» WORK TO DO:
Pictures stay out of the copy; set down each line of the listing below exactly.

--- START DATA LINES ---

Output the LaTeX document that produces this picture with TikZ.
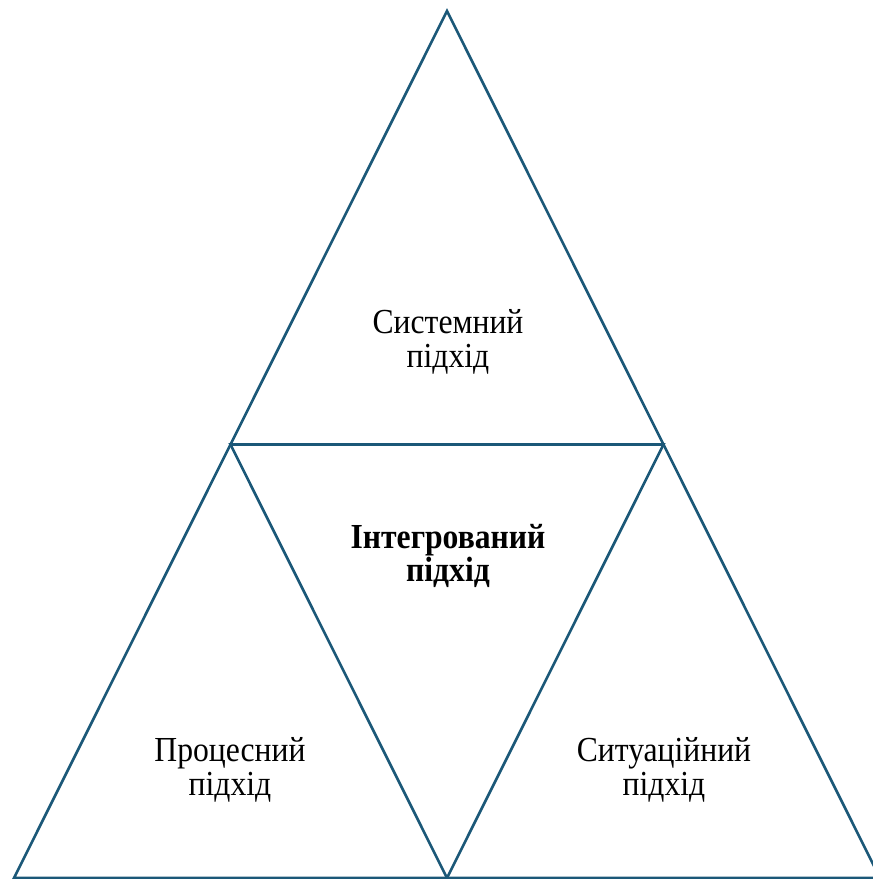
\documentclass[tikz,border=0pt]{standalone}
\usepackage{fontspec}
\setmainfont{Liberation Serif}[FakeStretch=0.9]
\definecolor{tealblue}{RGB}{27,88,120}
\begin{document}
\begin{tikzpicture}[side/.style = {draw=tealblue, line width=0.75pt}, txt/.style = {align=center, font=\fontsize{10}{9.6}\selectfont}]
	\useasboundingbox (0,0) rectangle (8.73,8.79);
	\coordinate (top) at (4.47,8.68);
	\coordinate (left) at (0.14,0.01);
	\coordinate (right) at (8.80,0.01);
	\coordinate (ml) at (2.305,4.345);
	\coordinate (mr) at (6.635,4.345);
	\coordinate (mb) at (4.47,0.01);
	\draw[side] (top) -- (left) -- (right) -- cycle;
	\draw[side] (ml) -- (mr) -- (mb) -- cycle;
	\node[txt] (sys) at (4.48,5.37) {Системний\\підхід};
	\node[txt, font=\fontsize{10}{9.6}\selectfont\bfseries] (integ) at (4.48,3.23) {Інтегрований\\підхід};
	\node[txt] (proc) at (2.30,1.09) {Процесний\\підхід};
	\node[txt] (sit) at (6.64,1.09) {Ситуаційний\\підхід};
\end{tikzpicture}
\end{document}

--- END DATA LINES ---

» FINISHED ANSWER:
Output the LaTeX document that produces this picture with TikZ.
\documentclass[tikz,border=0pt]{standalone}
\usepackage{fontspec}
\setmainfont{Liberation Serif}[FakeStretch=0.9]
\definecolor{tealblue}{RGB}{27,88,120}
\begin{document}
\begin{tikzpicture}[side/.style = {draw=tealblue, line width=0.75pt}, txt/.style = {align=center, font=\fontsize{10}{9.6}\selectfont}]
	\useasboundingbox (0,0) rectangle (8.73,8.79);
	\coordinate (top) at (4.47,8.68);
	\coordinate (left) at (0.14,0.01);
	\coordinate (right) at (8.80,0.01);
	\coordinate (ml) at (2.305,4.345);
	\coordinate (mr) at (6.635,4.345);
	\coordinate (mb) at (4.47,0.01);
	\draw[side] (top) -- (left) -- (right) -- cycle;
	\draw[side] (ml) -- (mr) -- (mb) -- cycle;
	\node[txt] (sys) at (4.48,5.37) {Системний\\підхід};
	\node[txt, font=\fontsize{10}{9.6}\selectfont\bfseries] (integ) at (4.48,3.23) {Інтегрований\\підхід};
	\node[txt] (proc) at (2.30,1.09) {Процесний\\підхід};
	\node[txt] (sit) at (6.64,1.09) {Ситуаційний\\підхід};
\end{tikzpicture}
\end{document}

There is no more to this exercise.